What was the VU0 planned for and what it could have done?

Aaron Elfassy · Dec 17, 2019

Playstation blog recently posted a nice quick comparison:
https://blog.us.playstation.com/201...ution-of-5-iconic-playstation-characters/amp/

jlippo · Dec 18, 2019

Nesh said:
What do you mean? You mean polycount of assets is increased. Because polygons render per frame should be a lot less

Clipping when polygon hits edge of view frustum pyramid and is cut to new polygons which reside within it, thus increases amount of visible polygons.

Nesh · Dec 18, 2019

jlippo said:
Clipping when polygon hits edge of view frustum pyramid and is cut to new polygons which reside within it, thus increases amount of visible polygons.
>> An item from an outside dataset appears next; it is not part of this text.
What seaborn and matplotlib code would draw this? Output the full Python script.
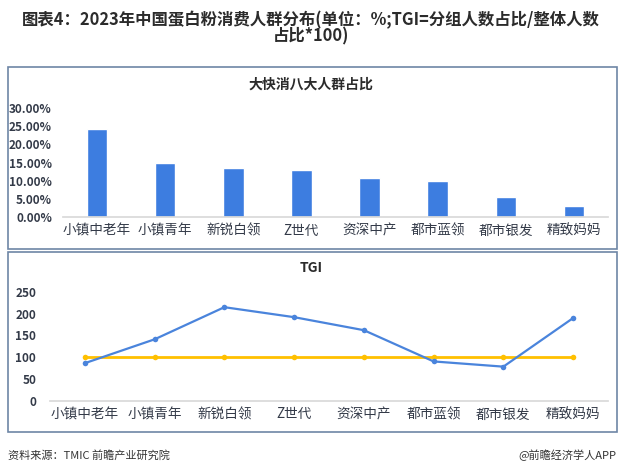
import matplotlib
matplotlib.use("Agg")
import matplotlib.pyplot as plt
import matplotlib.patches as mpatches
from matplotlib.ticker import FuncFormatter
import seaborn as sns
import pandas as pd

categories = ["小镇中老年", "小镇青年", "新锐白领", "Z世代", "资深中产", "都市蓝领", "都市银发", "精致妈妈"]
share_pct = [24.2, 14.8, 13.6, 13.0, 10.7, 9.9, 5.4, 3.1]
tgi_values = [86, 141, 215, 192, 162, 90, 78, 190]
baseline_values = [100, 100, 100, 100, 100, 100, 100, 100]
share_ticks = [0, 5, 10, 15, 20, 25, 30]
tgi_ticks = [0, 50, 100, 150, 200, 250]

title = "图表4：2023年中国蛋白粉消费人群分布(单位：%;TGI=分组人数占比/整体人数\n占比*100)"
top_title = "大快消八大人群占比"
bottom_title = "TGI"
source = "资料来源：TMIC 前瞻产业研究院"
credit = "@前瞻经济学人APP"

sns.set_theme(style="white")
plt.rcParams['font.family'] = ['Noto Sans CJK SC', 'DejaVu Sans']

W, H = 622, 475
fig = plt.figure(figsize=(W / 100, H / 100), dpi=100)
fig.patch.set_facecolor("white")

def fx(px):
    return px / W

def fy(py):
    return 1 - py / H

# panel frames
for (x0, y0, x1, y1) in [(8, 67, 617, 249), (8, 252, 617, 432)]:
    rect = mpatches.Rectangle((fx(x0), fy(y1)), fx(x1) - fx(x0), fy(y0) - fy(y1),
                              transform=fig.transFigure, facecolor="none",
                              edgecolor="#6E86A6", linewidth=1.2, zorder=-1)
    fig.patches.append(rect)

fig.text(0.5, fy(28), title, ha="center", va="center", fontsize=11.8, fontweight="bold",
         color="#2B2B2B", linespacing=0.9)

df = pd.DataFrame({"cat": categories, "share": [v / 100 for v in share_pct],
                   "tgi": tgi_values, "base": baseline_values})

tick_color = "#333A48"

# top bar chart
ax1 = fig.add_axes([fx(63), fy(217), fx(608) - fx(63), fy(108) - fy(217)])
ax1.set_facecolor("none")
sns.barplot(data=df, x="cat", y="share", color="#3D7DE0", width=0.3, saturation=1, ax=ax1)
ax1.set_xlim(-0.5, 7.5)
ax1.set_ylim(0, 0.30)
ax1.set_yticks([t / 100 for t in share_ticks])
ax1.yaxis.set_major_formatter(FuncFormatter(lambda v, p: f"{v*100:.2f}%"))
ax1.set_xlabel("")
ax1.set_ylabel("")
for s in ["top", "right", "left"]:
    ax1.spines[s].set_visible(False)
ax1.spines["bottom"].set_color("#D9D9D9")
ax1.tick_params(axis="both", length=0, colors=tick_color)
ax1.tick_params(axis="y", labelsize=8.5, pad=8)
ax1.tick_params(axis="x", labelsize=9.8, pad=5)
for lab in ax1.get_yticklabels():
    lab.set_fontweight("bold")
fig.text(0.5, fy(85), top_title, ha="center", va="center", fontsize=10, fontweight="bold", color="#2B2B2B")

# bottom line chart
ax2 = fig.add_axes([fx(50), fy(400.5), fx(608) - fx(50), fy(292) - fy(400.5)])
ax2.set_facecolor("none")
sns.lineplot(data=df, x="cat", y="base", color="#FFC000", linewidth=2, marker="o",
             markersize=4, markeredgewidth=0, sort=False, ax=ax2)
sns.lineplot(data=df, x="cat", y="tgi", color="#4A84DC", linewidth=1.6, marker="o",
             markersize=4, markeredgewidth=0, sort=False, ax=ax2)
ax2.set_xlim(-0.5, 7.5)
ax2.set_ylim(0, 250)
ax2.set_yticks(tgi_ticks)
ax2.set_xlabel("")
ax2.set_ylabel("")
for s in ["top", "right", "left"]:
    ax2.spines[s].set_visible(False)
ax2.spines["bottom"].set_color("#D9D9D9")
ax2.tick_params(axis="both", length=0, colors=tick_color)
ax2.tick_params(axis="y", labelsize=8.5, pad=10)
ax2.tick_params(axis="x", labelsize=9.8, pad=5)
for lab in ax2.get_yticklabels():
    lab.set_fontweight("bold")
fig.text(0.5, fy(268), bottom_title, ha="center", va="center", fontsize=10, fontweight="bold", color="#2B2B2B")

fig.text(fx(8), fy(455), source, ha="left", va="center", fontsize=8, color="#333333")
fig.text(fx(616), fy(455), credit, ha="right", va="center", fontsize=8, color="#333333")

fig.savefig("out.png", dpi=100, facecolor="white")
I am not sure I understand

milk · Dec 18, 2019

Nesh said:
I am not sure I understand

If a model is halfway out of view, and some of it's tris get rejected, that is still called culling, not clipping. It is a very granular kind of culling, that is for sure, but still. So granular, depending on how fast/slow that culling is, and how fast/slow simply going through the geometry anyway, it might become a non-optimisation: rejecting all those polygons ends up slower than simply rendering them anyway.

Clipping refers to when a single triangle is halfway out of view, so it gets sliced and re-triangulated so that all its verts stay within the screenspace bounds for rasterisation. In practice, the screen coordinate bounds ususually extend a bit beyond the screen edge so as to reduce the amount of tris that need be clipped (more polys end up culled entirely before having to clip them)

Nesh · Dec 18, 2019

milk said:
Clipping refers to when a single triangle is halfway out of view, so it gets sliced and re-triangulated so that all its verts stay within the screenspace bounds for rasterisation. In practice, the screen coordinate bounds ususually extend a bit beyond the screen edge so as to reduce the amount of tris that need be clipped (more polys end up culled entirely before having to clip them)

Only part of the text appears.